Türkiye’nin bugünkü siyasal durumu karşısında ‘seçenekler sunmak’ tan söz ediyorduk.
Seçeneksiz bir siyasal ortamda yaşandığı ve siyasal ilişkilerin böyle bir ortamda yaşanırlık kazanmaya çalıştığı çok sık ve yaygın olarak söylenip yazılıyor.
Bilinen ve yaşanan bir gerçek bu.
Bir yabancı gazetede,“Avrupa’nın hasta adamı” tanımını kullanmış!
Bununla da kalınmayarak ABD’li gazeteci Robert L. Pollock, Wall Street Journal gazetesinde “ikinci sınıf, marjinal, dar kafalı” bir ülke olmamızın da kaçınılmazlığından söz ediyor. (Radikal, 18 Şubat 2005, s.10).
Başbakanın “yönsüz” izlenimi veren ülke ziyaretlerini arttırdığı;
Türkiye parlâmentosunda ciddî bir muhalefetin arandığı;
İçerden bakınca ülkemizin kendine güvenen, farklılıklarıyla övünen ve dünyaya söyleyeceği bir ‘şeyleri’ olan insanlardan oluşmuş bir ülke olmamızın çok zor göründüğü;
Yazılıp çiziliyor…
TV programlarında ele alınıyor ve tartışılıyor.
Tüm bunlar karşısında ne muhalefetin ne de iktidarın sesi gür ve Türkiye insanının tatmin eden düzeyde çıkmıyor. Ne iktidar ne de muhalefet sanki bu konularla ilişkili değillerdir.
Bu ortam, bir siyasal seçeneğin gerektiğini gösteriyor.
Türkiye’nin özel koşulları solda bir seçeneği âdeta dayatıyor.
Sol, mağdurların ya da kendini mağdur olarak duyumsayanların;
Kimsesizlerin;
Sessiz çoğunluğun;
Haklarını arayamayanların ya da haklarını aramakta sıkıntıda olanların;
Açların; açıkta olanların;
İşsizlerin ve tabiî kısaca mağdurların, kendilerini mağdur olarak duyumsayanların yanında olan bir siyasal düşünce…

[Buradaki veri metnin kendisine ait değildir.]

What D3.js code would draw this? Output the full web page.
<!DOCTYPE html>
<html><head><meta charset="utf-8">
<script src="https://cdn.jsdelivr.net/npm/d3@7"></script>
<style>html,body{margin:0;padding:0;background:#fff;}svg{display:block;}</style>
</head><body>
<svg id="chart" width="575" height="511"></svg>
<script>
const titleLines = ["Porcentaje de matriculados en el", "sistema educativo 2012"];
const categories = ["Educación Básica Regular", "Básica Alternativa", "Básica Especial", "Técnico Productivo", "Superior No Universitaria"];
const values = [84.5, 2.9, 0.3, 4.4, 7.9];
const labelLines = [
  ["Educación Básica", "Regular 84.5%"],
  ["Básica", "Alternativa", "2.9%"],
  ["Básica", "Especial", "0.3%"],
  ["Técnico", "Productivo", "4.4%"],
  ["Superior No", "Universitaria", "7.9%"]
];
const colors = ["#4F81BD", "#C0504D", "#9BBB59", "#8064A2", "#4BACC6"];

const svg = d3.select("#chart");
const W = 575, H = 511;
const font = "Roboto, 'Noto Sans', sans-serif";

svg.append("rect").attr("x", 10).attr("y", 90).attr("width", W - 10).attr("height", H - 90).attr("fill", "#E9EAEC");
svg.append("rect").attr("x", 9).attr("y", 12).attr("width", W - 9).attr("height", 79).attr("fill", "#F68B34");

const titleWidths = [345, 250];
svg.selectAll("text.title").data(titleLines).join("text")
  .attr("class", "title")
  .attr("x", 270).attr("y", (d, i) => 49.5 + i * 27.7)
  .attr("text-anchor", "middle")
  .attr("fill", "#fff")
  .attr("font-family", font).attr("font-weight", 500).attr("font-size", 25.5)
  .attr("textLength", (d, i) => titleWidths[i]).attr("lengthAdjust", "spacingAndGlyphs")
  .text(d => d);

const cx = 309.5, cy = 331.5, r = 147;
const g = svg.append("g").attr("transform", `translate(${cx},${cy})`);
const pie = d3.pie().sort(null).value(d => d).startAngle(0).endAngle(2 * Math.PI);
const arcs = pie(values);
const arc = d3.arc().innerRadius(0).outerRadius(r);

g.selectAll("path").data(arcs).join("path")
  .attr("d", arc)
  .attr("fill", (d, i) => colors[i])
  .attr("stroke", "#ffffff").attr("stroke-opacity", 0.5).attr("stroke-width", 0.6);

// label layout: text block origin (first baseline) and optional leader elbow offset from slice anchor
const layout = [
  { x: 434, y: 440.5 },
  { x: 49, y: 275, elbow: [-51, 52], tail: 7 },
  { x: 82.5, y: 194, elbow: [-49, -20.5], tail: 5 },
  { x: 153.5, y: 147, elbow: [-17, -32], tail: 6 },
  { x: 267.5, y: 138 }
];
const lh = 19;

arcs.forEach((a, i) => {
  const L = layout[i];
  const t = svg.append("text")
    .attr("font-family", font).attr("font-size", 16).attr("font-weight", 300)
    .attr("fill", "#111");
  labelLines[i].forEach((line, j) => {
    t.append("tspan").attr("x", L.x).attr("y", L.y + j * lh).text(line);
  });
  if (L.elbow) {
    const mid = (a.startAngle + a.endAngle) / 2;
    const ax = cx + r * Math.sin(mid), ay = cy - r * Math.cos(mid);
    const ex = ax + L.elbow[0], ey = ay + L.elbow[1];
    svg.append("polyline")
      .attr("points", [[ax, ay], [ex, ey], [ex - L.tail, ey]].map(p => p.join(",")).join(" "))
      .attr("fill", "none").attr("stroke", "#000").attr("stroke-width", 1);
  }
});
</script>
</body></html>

Fransız düşünür Piyer Bordiyo (Pierre Bourdieu)’nün dediği gibi;
Devletin bir sağ bir de sol eli vardır. Sağ eliyle silah tutar, cop kullanır,hapishaneleri işletir. Sol eliyle ise halka hizmet götürür, işsizlikle mücadele eder, refah devleti kurumlarını genişletmeyi üstlenir.
(Radikal, Türkiye Muhalefetini Arıyor, 22 Şubat 2005, s.10)
Bourdieu’nun belirttiği bu düşüncenin örgütlendiği siyasal partilere çok ihtiyacı var Türkiye’nin. Mevcut parlâmenter düzen içinde böyle bir sol partinin iktidar seçeneği olarak vatandaşın karşısında yer alması kadar rahatlatıcı ne olabilir ki?
Böyle bir partinin, demokrasiyi tüm yanlarıyla vatandaşın yararlanmasına sunması kadar doğal ne olabilir ki?
Böyle bir partinin, bilgi çağının içinde henüz yuvarlanmakta olan Türkiye’de bile mağdur insanlarca desteklenerek iktidar yapılması kadar doğal olan ne var ki?
ABD’nin, Irak’ı işgalinin ardından, akılla ve sağduyu ile hiçbir biçimde ilişkilendirilemeyecek tutumu ve insan haklarına saygı duymayan girişimleri karşısında, küreselleşmenin tüm dünya insanlarınca, bir baskı ve faşizan ortamın gerçekleştirilmesine yaradığı gibi sonucuna ulaşılması kadar doğal olan ne var ki?
Küreselleşmenin, en güçlü olanın dediğinin ve istediğinin yapılanmasına araç olduğunu söyleyenler haksız mıdırlar?
Dünyada bu hareketlere ve tutumlara karşı olabilecek yapılanmalar sol yapılanmalardır.
Türkiye’nin kendi coğrafyasında kendi yurttaşlarını mağdur etmeyecek bir yönetime çok çok ihtiyacı var.
Böyle bir yönetim ancak sol anlayışla kurulabiliyor.